• **DO THIS**:
Copy from the first line below down to and including the line with "import plotly.graph_objects as go". Skip the pictures.

• **GIVEN INFORMATION**:

------------------------

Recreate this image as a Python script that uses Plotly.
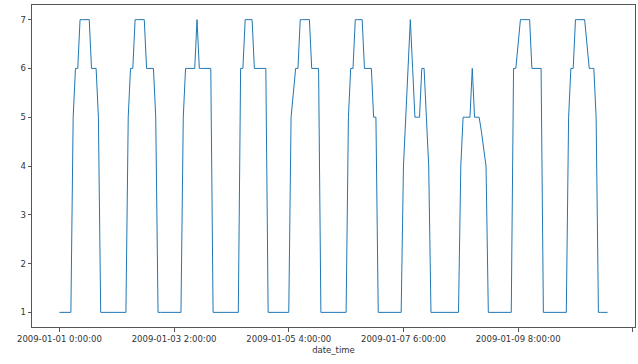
import plotly.graph_objects as go

# hourly readings, 2009-01-01 0:00 .. 2009-01-10 23:00
day1 = [1, 1, 1, 1, 1, 1, 5, 6, 6, 7, 7, 7, 7, 7, 6, 6, 6, 5, 1, 1, 1, 1, 1, 1]
day2 = [1, 1, 1, 1, 1, 1, 5, 6, 6, 7, 7, 7, 7, 7, 6, 6, 6, 6, 5, 1, 1, 1, 1, 1]
day3 = [1, 1, 1, 1, 1, 1, 5, 6, 6, 6, 6, 6, 7, 6, 6, 6, 6, 6, 6, 1, 1, 1, 1, 1]
day4 = [1, 1, 1, 1, 1, 1, 1, 6, 6, 7, 7, 7, 7, 6, 6, 6, 6, 6, 6, 1, 1, 1, 1, 1]
day5 = [1, 1, 1, 1, 1, 5, 5.5, 6, 6, 7, 7, 7, 7, 7, 6, 6, 6, 6, 1, 1, 1, 1, 1, 1]
day6 = [1, 1, 1, 1, 1, 1, 5, 6, 6, 7, 7, 7, 7, 6, 6, 6, 6, 5, 5, 1, 1, 1, 1, 1]
day7 = [1, 1, 1, 1, 1, 1, 4, 5, 6, 7, 6, 5, 5, 5, 6, 6, 5, 4, 1, 1, 1, 1, 1, 1]
day8 = [1, 1, 1, 1, 1, 1, 1, 4, 5, 5, 5, 5, 6, 5, 5, 5, 4.7, 4.3, 4, 1, 1, 1, 1, 1]
day9 = [1, 1, 1, 1, 1, 1, 6, 6, 6.5, 7, 7, 7, 7, 7, 6, 6, 6, 6, 6, 1, 1, 1, 1, 1]
day10 = [1, 1, 1, 1, 1, 1, 5, 6, 6, 7, 7, 7, 7, 7, 6.5, 6, 6, 6, 5, 1, 1, 1, 1, 1]

values = day1 + day2 + day3 + day4 + day5 + day6 + day7 + day8 + day9 + day10
positions = list(range(len(values)))

tick_positions = [0, 50, 100, 150, 200, 250]
tick_labels = ["2009-01-01 0:00:00", "2009-01-03 2:00:00", "2009-01-05 4:00:00",
               "2009-01-07 6:00:00", "2009-01-09 8:00:00", ""]
y_ticks = [1, 2, 3, 4, 5, 6, 7]

n = len(values)
pad_x = 0.05 * (n - 1)
ymin, ymax = min(values), max(values)
pad_y = 0.05 * (ymax - ymin)

fig = go.Figure()
fig.add_trace(go.Scatter(x=positions, y=values, mode="lines",
                         line=dict(color="#1f77b4", width=1)))

axis_common = dict(showline=True, mirror=True, linecolor="#555", linewidth=1,
                   ticks="outside", ticklen=3.5, tickcolor="#555", tickwidth=1,
                   showgrid=False, zeroline=False,
                   tickfont=dict(family="DejaVu Sans", size=8.5, color="#333"))

fig.update_layout(
    width=638, height=364, autosize=False,
    margin=dict(l=32, r=3, t=5, b=37),
    paper_bgcolor="white", plot_bgcolor="white",
    showlegend=False,
    xaxis=dict(range=[-pad_x, n - 1 + pad_x], tickmode="array",
               tickvals=tick_positions, ticktext=tick_labels,
               title=dict(text="date_time", standoff=4,
                          font=dict(family="DejaVu Sans", size=8.5, color="#333")),
               **axis_common),
    yaxis=dict(range=[ymin - pad_y, ymax + pad_y], tickmode="array",
               tickvals=y_ticks, **axis_common),
)

fig.write_html("out.html")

------------------------

• **EXERCISE SOLUTION**:
Recreate this image as a Python script that uses Plotly.
import plotly.graph_objects as go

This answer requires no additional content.